[OBJECTIVE]: Beneath this line are entries. Copy the range from the line with "Output the component" to the line with "const ref = useRef<HTMLCanvasElement>(null);", ends included, exactly; leave pictures out.

[SOURCE DATA]:
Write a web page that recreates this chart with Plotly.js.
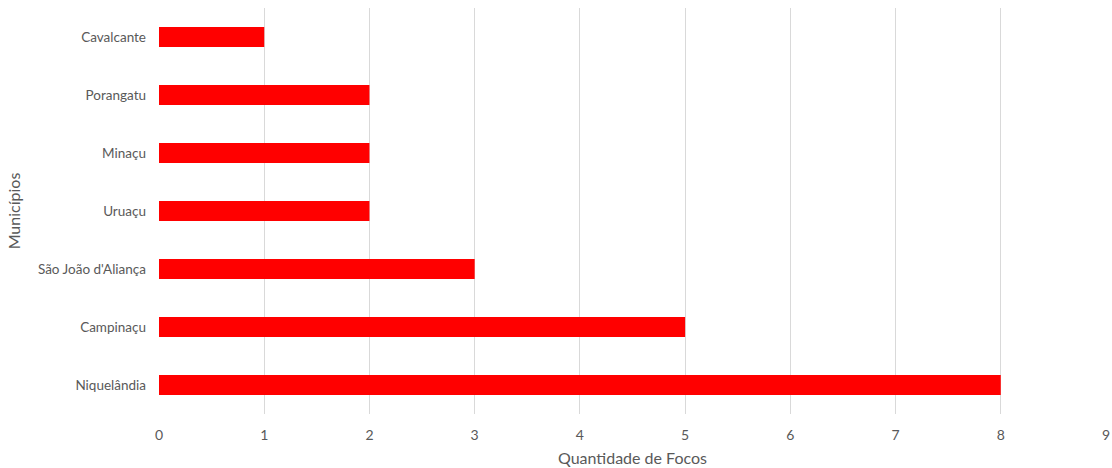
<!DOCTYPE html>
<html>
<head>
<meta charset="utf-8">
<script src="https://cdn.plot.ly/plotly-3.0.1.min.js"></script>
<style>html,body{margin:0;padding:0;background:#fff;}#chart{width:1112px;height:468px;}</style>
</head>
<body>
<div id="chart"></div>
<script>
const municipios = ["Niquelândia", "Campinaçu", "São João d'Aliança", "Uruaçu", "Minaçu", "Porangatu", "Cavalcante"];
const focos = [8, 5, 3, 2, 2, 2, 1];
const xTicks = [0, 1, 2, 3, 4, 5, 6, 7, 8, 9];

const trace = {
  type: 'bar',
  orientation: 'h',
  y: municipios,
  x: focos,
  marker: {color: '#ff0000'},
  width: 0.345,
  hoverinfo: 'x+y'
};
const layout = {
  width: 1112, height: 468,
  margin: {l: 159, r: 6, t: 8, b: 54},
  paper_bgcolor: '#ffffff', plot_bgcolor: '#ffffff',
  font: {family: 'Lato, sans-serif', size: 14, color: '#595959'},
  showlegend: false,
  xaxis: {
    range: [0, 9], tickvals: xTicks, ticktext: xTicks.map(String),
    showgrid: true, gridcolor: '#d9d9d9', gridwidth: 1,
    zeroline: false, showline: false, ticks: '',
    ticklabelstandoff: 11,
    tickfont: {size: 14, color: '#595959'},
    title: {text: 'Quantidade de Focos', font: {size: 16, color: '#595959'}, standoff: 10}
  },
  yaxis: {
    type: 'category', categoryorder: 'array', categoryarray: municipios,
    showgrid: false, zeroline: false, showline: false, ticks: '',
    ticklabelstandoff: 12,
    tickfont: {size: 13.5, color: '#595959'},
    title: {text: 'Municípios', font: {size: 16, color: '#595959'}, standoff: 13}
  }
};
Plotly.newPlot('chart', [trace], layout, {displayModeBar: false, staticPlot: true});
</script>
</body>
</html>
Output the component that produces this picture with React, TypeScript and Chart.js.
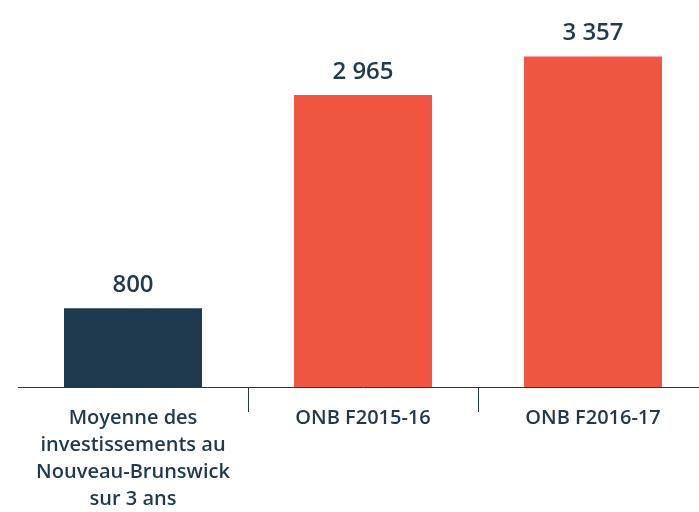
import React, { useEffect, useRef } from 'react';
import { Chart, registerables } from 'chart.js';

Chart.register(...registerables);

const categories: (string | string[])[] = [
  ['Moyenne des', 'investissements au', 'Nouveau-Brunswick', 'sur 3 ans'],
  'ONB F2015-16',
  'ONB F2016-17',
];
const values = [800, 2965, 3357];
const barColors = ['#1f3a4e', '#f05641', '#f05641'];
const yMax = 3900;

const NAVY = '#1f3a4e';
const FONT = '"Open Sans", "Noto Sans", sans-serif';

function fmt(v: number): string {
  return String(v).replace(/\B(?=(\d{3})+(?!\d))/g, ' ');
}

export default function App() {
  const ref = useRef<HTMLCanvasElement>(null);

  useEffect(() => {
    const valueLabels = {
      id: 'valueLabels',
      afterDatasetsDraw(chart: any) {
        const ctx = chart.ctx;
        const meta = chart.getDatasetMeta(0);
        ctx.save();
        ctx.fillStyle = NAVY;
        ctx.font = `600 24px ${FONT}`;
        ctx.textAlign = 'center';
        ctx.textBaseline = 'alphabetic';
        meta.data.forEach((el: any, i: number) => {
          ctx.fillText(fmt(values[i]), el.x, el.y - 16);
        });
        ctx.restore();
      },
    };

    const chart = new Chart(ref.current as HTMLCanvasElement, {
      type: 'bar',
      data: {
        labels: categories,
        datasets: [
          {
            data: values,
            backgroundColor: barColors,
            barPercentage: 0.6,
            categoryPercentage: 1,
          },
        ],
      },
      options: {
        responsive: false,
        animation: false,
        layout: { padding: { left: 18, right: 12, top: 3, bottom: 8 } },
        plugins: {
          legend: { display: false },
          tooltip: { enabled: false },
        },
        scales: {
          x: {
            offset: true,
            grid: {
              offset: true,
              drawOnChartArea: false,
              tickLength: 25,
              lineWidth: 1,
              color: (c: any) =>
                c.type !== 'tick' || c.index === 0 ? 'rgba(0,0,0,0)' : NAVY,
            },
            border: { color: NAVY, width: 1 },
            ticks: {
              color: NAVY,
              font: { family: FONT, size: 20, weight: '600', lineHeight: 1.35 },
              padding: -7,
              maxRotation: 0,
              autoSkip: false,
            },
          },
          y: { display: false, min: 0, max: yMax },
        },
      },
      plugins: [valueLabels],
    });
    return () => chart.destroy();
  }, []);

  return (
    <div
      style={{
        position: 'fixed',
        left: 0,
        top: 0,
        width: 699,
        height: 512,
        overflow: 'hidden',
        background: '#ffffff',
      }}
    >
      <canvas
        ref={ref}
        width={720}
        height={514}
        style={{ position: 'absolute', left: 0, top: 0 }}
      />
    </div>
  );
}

[CORRECT ANSWER]:
Output the component that produces this picture with React, TypeScript and Chart.js.
import React, { useEffect, useRef } from 'react';
import { Chart, registerables } from 'chart.js';

Chart.register(...registerables);

const categories: (string | string[])[] = [
  ['Moyenne des', 'investissements au', 'Nouveau-Brunswick', 'sur 3 ans'],
  'ONB F2015-16',
  'ONB F2016-17',
];
const values = [800, 2965, 3357];
const barColors = ['#1f3a4e', '#f05641', '#f05641'];
const yMax = 3900;

const NAVY = '#1f3a4e';
const FONT = '"Open Sans", "Noto Sans", sans-serif';

function fmt(v: number): string {
  return String(v).replace(/\B(?=(\d{3})+(?!\d))/g, ' ');
}

export default function App() {
  const ref = useRef<HTMLCanvasElement>(null);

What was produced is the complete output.